Mimo wyjątkowo trudnego okresu pandemii, w okresie od marca do końca maja br. gotowość podjęcia pracy jako ajent saloniku Kolportera zgłosiło kilkadziesiąt osób. Z trzydziestoma już podpisano umowę. Część z nich jest w trakcie szkoleń, część rozpoczęła pracę.
– Z powodu pandemii sytuacja na rynku pracy się zmieniła. Wiele osób doświadczyło znacznego pogorszenia warunków finansowych czy wręcz utraty źródła utrzymania.

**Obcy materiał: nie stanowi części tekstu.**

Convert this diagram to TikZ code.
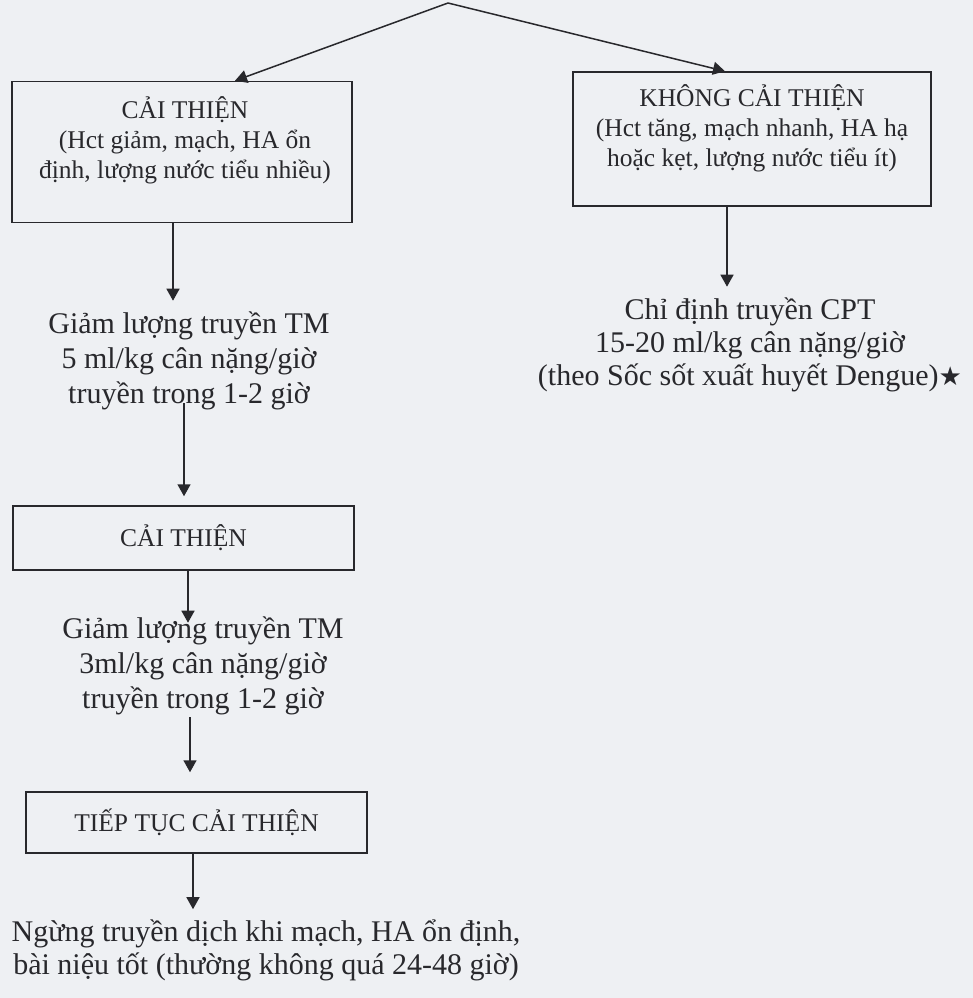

Chodzi nie tylko o osoby zatrudnione na etatach, ale także np. właścicieli niewielkich sklepików, które z dnia na dzień musiały zostać zamknięte. A prowadzenie saloniku to pewne źródło dochodów, jasne i przejrzyste warunki współpracy – mówi Dariusz Materek, rzecznik prasowy Kolportera.
Osoby prowadzące saloniki są związane z Kolporterem umową ajencyjną. W handlu ajencja to forma współpracy, w ramach której ajent wynajmuje lub otrzymuje od innej firmy przestrzeń handlową lub usługową, w pełni przez nią wyposażoną i zaopatrzoną w towar. Głównym obowiązkiem ajenta jest świadczenie usług związanych z prowadzeniem sprzedaży towaru. Ajent – inaczej niż np. w systemach franczyzowych – nie musi posiadać własnego punktu, nie musi również kupować towaru ani ponosić dodatkowych nakładów.
– Nie wymagamy doświadczenia w handlu, mamy własny system szkoleń, który w pełni przygotowuje do prowadzenia saloniku. Ajentom zapewniamy też stałe, bieżące wsparcie w codziennej pracy – podkreśla Dariusz Materek.
Wysokość zarobków ajentów zależy wyłącznie od ich skuteczności. Gwarantowana przez Kolportera podstawa to jeden ze składników wynagrodzenia, drugim jest prowizja naliczana od sprzedaży. Im skuteczniejsza sprzedaż, tym wyższa prowizja, a co za tym idzie – wyższe zarobki.